--- Begin ---

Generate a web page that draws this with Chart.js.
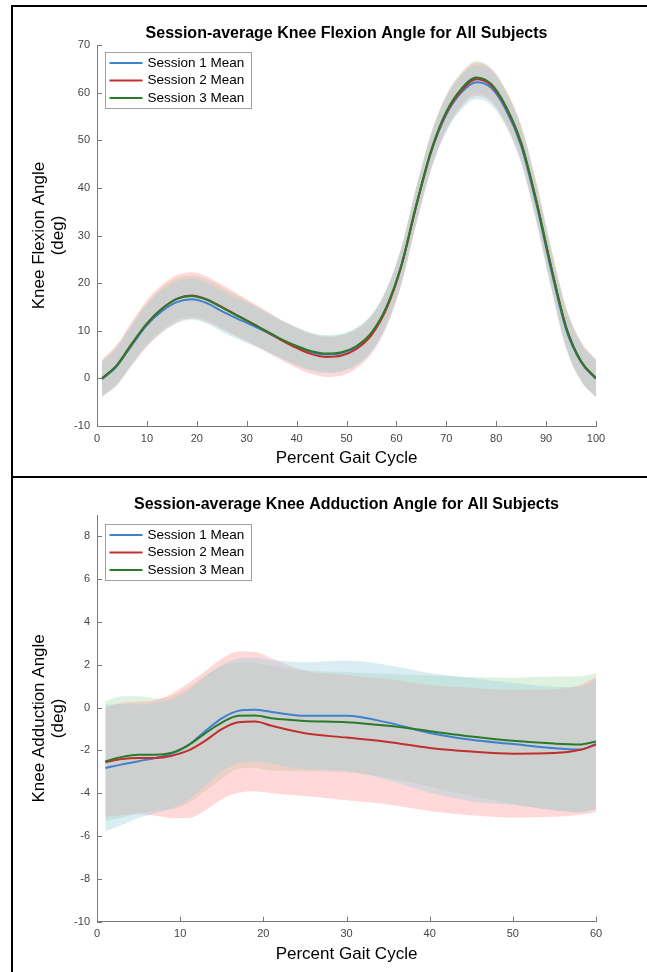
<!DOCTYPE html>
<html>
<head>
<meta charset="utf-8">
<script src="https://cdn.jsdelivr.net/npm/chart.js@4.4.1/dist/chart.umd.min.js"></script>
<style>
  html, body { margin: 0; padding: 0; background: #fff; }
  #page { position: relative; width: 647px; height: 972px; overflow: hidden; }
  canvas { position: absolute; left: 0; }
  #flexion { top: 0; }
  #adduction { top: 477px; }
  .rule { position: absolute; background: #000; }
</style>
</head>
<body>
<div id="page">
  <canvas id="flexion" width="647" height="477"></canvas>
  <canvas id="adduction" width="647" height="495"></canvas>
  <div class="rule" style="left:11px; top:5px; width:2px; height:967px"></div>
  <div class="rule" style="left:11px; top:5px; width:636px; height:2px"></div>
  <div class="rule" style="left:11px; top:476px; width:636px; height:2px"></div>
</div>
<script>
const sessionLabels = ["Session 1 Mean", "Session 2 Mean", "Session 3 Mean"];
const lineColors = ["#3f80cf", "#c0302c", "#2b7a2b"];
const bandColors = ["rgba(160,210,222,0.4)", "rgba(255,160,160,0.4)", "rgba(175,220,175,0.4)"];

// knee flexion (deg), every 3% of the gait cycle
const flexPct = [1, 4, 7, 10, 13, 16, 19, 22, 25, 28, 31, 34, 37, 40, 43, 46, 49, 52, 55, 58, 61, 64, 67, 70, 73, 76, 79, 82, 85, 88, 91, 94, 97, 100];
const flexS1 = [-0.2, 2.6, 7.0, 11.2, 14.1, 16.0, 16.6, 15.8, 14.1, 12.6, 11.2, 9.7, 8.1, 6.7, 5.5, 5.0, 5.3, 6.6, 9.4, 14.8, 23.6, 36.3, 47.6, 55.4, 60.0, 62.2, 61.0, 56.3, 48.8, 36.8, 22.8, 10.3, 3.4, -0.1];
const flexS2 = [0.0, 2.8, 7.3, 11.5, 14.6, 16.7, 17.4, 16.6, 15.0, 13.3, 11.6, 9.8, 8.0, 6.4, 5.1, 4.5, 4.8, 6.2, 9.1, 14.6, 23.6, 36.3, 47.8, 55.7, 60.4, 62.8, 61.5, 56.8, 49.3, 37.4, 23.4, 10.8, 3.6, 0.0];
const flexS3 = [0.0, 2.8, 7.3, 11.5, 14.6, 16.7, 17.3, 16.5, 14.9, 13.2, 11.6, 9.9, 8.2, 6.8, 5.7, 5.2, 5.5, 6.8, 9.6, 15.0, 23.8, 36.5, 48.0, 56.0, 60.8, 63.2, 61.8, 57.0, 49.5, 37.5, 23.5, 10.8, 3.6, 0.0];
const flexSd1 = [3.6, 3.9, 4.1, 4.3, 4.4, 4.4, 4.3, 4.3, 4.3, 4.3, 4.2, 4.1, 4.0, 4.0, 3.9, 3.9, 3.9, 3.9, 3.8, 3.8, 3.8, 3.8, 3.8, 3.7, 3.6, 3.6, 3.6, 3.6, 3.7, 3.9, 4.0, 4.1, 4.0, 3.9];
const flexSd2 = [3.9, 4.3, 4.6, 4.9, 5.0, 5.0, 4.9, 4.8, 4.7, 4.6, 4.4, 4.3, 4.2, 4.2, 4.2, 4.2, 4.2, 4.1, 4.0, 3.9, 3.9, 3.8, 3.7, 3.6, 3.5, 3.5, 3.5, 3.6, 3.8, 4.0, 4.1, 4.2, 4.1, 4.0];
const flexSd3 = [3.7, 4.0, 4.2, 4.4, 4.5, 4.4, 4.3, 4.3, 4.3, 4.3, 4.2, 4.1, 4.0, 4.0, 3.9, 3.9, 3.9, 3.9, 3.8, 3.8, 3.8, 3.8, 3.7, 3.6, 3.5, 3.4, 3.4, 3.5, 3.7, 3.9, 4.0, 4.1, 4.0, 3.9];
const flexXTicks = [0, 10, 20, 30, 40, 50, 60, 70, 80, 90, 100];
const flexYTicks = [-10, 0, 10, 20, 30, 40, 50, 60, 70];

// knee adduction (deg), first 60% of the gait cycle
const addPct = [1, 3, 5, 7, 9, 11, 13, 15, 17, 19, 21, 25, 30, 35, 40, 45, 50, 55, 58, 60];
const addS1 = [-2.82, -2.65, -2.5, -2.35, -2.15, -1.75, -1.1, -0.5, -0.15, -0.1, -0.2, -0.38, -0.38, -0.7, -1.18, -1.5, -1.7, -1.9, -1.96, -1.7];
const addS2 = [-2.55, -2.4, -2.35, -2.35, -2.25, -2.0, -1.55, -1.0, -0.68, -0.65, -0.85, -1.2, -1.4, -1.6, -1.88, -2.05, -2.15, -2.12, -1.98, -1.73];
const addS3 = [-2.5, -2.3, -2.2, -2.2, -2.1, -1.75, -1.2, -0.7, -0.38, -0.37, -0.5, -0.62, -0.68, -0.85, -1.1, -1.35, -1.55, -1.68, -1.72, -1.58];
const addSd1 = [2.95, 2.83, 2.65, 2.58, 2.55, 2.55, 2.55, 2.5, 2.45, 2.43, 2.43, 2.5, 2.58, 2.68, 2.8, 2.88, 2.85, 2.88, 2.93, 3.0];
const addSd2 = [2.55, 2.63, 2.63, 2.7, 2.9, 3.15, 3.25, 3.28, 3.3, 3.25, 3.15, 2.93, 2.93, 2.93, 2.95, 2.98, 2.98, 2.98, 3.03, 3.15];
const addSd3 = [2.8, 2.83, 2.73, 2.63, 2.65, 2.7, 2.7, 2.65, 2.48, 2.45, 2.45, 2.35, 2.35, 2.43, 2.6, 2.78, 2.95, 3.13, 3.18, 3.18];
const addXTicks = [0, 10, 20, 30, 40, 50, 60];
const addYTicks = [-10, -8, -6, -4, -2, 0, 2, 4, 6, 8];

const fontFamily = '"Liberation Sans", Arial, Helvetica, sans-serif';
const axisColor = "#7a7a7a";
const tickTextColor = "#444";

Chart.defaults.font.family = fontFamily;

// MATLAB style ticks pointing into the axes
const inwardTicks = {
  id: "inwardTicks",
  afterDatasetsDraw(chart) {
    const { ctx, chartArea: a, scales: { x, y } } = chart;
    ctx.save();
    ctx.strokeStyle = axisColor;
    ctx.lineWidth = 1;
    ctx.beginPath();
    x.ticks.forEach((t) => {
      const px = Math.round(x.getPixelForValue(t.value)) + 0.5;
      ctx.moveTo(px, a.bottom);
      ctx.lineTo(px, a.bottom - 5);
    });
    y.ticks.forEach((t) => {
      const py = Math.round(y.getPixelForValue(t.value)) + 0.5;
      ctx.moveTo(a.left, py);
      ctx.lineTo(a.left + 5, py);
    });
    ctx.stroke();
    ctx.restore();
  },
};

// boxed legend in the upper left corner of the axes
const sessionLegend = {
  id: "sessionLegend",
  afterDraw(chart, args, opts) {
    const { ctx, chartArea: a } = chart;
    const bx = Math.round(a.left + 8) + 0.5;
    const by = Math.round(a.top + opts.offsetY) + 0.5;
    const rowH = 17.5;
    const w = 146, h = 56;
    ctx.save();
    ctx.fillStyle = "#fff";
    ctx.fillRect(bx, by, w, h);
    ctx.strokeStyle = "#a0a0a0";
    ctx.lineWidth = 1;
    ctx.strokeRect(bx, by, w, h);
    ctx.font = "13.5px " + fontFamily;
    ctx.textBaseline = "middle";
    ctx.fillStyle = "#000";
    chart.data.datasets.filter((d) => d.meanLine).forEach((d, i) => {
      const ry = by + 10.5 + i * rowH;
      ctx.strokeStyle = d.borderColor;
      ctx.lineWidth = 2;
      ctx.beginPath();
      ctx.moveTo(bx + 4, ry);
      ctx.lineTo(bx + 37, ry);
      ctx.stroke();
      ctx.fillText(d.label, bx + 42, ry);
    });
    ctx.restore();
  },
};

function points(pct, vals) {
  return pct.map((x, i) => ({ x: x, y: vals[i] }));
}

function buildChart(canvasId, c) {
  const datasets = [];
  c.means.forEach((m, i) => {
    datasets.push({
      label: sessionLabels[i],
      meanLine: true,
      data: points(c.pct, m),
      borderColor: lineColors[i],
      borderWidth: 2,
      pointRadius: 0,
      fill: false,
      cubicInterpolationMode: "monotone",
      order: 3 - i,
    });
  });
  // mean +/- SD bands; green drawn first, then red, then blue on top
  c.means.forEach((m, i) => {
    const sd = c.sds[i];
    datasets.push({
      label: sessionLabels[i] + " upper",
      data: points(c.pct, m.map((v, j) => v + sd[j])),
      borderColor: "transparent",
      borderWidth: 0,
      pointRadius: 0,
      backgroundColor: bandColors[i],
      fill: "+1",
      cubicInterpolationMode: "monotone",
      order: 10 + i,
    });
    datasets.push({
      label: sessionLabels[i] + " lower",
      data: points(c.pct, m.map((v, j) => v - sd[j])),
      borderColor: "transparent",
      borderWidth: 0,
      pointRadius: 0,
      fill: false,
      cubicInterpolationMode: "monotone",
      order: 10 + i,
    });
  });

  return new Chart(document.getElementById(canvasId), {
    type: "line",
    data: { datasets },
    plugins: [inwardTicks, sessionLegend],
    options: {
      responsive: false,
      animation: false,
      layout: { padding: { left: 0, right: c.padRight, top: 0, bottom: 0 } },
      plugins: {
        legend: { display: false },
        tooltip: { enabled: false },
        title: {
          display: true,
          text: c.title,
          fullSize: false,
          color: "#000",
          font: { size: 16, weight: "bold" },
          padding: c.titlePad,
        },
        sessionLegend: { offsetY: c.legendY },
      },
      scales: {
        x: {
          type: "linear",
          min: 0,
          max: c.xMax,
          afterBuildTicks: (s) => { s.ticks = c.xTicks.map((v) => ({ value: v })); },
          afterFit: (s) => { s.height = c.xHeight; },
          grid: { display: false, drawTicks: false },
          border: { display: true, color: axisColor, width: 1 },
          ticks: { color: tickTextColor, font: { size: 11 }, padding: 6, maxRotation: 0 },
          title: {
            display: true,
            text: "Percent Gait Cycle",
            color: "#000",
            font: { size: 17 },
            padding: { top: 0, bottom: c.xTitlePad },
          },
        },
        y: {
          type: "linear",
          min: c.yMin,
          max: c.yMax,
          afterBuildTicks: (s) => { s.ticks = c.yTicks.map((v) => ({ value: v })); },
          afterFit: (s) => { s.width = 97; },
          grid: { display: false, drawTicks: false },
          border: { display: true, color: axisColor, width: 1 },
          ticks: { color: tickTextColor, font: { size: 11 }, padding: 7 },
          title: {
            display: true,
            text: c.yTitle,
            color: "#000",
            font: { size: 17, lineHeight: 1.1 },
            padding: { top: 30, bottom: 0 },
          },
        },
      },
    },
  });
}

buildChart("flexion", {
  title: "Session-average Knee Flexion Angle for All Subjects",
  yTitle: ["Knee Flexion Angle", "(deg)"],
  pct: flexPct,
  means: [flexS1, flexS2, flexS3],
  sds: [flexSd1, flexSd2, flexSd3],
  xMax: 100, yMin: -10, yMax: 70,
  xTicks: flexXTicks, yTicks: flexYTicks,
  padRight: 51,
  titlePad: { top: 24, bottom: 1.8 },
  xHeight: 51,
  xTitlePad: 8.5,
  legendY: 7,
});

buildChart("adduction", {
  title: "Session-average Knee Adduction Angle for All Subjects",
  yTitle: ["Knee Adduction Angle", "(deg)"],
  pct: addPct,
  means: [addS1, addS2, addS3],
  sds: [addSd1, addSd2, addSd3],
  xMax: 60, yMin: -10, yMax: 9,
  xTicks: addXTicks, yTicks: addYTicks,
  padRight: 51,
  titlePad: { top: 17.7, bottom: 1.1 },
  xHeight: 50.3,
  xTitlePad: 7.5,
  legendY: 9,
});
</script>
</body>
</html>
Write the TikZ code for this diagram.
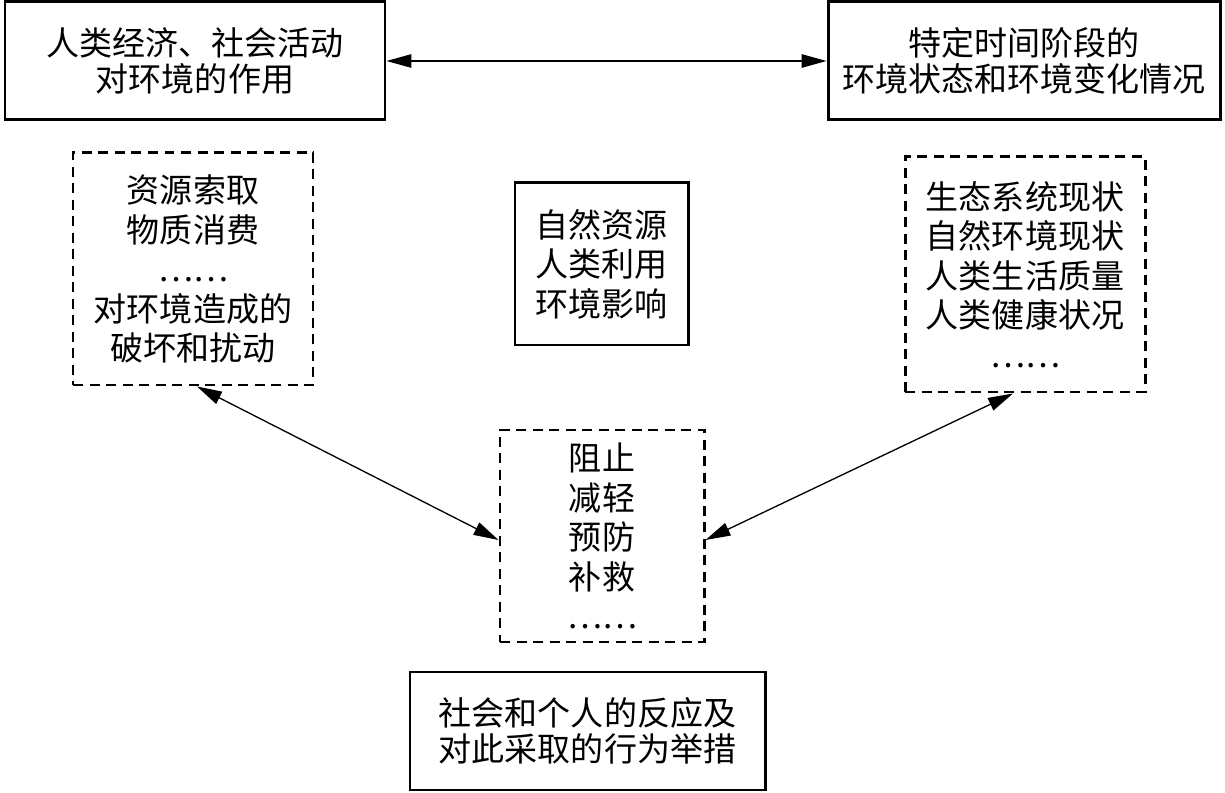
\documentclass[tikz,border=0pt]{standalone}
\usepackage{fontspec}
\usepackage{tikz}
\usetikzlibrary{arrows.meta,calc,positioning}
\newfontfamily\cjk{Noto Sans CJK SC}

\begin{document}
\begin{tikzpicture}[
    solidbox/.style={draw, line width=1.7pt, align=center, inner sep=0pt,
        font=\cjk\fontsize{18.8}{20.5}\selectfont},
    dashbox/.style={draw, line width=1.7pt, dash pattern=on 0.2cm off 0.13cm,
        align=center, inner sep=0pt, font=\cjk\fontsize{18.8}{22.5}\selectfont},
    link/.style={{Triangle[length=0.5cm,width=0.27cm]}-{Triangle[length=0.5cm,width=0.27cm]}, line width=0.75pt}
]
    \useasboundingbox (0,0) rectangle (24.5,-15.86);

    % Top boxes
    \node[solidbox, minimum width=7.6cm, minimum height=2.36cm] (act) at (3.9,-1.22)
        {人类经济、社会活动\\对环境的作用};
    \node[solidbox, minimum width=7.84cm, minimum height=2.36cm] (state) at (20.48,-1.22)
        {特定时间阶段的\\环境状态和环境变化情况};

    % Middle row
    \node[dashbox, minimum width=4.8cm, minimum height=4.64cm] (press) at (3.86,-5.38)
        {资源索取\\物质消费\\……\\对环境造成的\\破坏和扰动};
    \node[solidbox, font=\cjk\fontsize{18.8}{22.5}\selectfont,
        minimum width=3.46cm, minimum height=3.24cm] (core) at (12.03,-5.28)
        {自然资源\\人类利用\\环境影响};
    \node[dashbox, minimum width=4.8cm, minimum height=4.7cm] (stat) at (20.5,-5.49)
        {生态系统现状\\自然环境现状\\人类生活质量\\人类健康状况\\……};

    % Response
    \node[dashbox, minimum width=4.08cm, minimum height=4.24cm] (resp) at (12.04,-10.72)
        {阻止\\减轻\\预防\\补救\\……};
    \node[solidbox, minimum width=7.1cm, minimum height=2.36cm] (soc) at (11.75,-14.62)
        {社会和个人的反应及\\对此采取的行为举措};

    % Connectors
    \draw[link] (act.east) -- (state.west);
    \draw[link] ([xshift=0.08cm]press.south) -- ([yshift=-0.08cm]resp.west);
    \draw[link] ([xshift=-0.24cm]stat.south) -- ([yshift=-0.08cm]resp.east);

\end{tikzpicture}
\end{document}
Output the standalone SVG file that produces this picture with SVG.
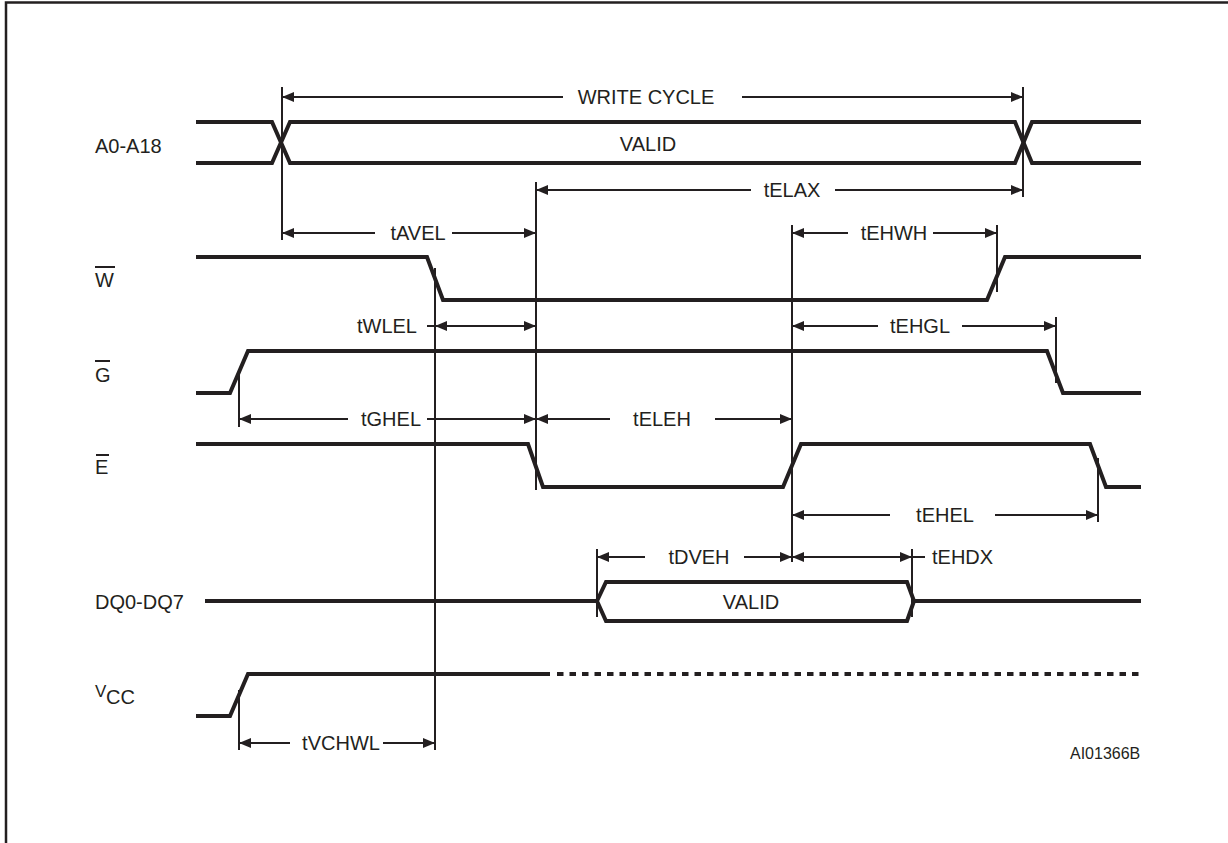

--- End ---

Give again, word for word, the lines from the one that contains "Write the TikZ code for this diagram." to the one that contains "([xshift=-0.24cm]stat.south) -- ([yshift=-0.08cm]resp.east);", both included. Omit the pictures.

Write the TikZ code for this diagram.
\documentclass[tikz,border=0pt]{standalone}
\usepackage{fontspec}
\usepackage{tikz}
\usetikzlibrary{arrows.meta,calc,positioning}
\newfontfamily\cjk{Noto Sans CJK SC}

\begin{document}
\begin{tikzpicture}[
    solidbox/.style={draw, line width=1.7pt, align=center, inner sep=0pt,
        font=\cjk\fontsize{18.8}{20.5}\selectfont},
    dashbox/.style={draw, line width=1.7pt, dash pattern=on 0.2cm off 0.13cm,
        align=center, inner sep=0pt, font=\cjk\fontsize{18.8}{22.5}\selectfont},
    link/.style={{Triangle[length=0.5cm,width=0.27cm]}-{Triangle[length=0.5cm,width=0.27cm]}, line width=0.75pt}
]
    \useasboundingbox (0,0) rectangle (24.5,-15.86);

    % Top boxes
    \node[solidbox, minimum width=7.6cm, minimum height=2.36cm] (act) at (3.9,-1.22)
        {人类经济、社会活动\\对环境的作用};
    \node[solidbox, minimum width=7.84cm, minimum height=2.36cm] (state) at (20.48,-1.22)
        {特定时间阶段的\\环境状态和环境变化情况};

    % Middle row
    \node[dashbox, minimum width=4.8cm, minimum height=4.64cm] (press) at (3.86,-5.38)
        {资源索取\\物质消费\\……\\对环境造成的\\破坏和扰动};
    \node[solidbox, font=\cjk\fontsize{18.8}{22.5}\selectfont,
        minimum width=3.46cm, minimum height=3.24cm] (core) at (12.03,-5.28)
        {自然资源\\人类利用\\环境影响};
    \node[dashbox, minimum width=4.8cm, minimum height=4.7cm] (stat) at (20.5,-5.49)
        {生态系统现状\\自然环境现状\\人类生活质量\\人类健康状况\\……};

    % Response
    \node[dashbox, minimum width=4.08cm, minimum height=4.24cm] (resp) at (12.04,-10.72)
        {阻止\\减轻\\预防\\补救\\……};
    \node[solidbox, minimum width=7.1cm, minimum height=2.36cm] (soc) at (11.75,-14.62)
        {社会和个人的反应及\\对此采取的行为举措};

    % Connectors
    \draw[link] (act.east) -- (state.west);
    \draw[link] ([xshift=0.08cm]press.south) -- ([yshift=-0.08cm]resp.west);
    \draw[link] ([xshift=-0.24cm]stat.south) -- ([yshift=-0.08cm]resp.east);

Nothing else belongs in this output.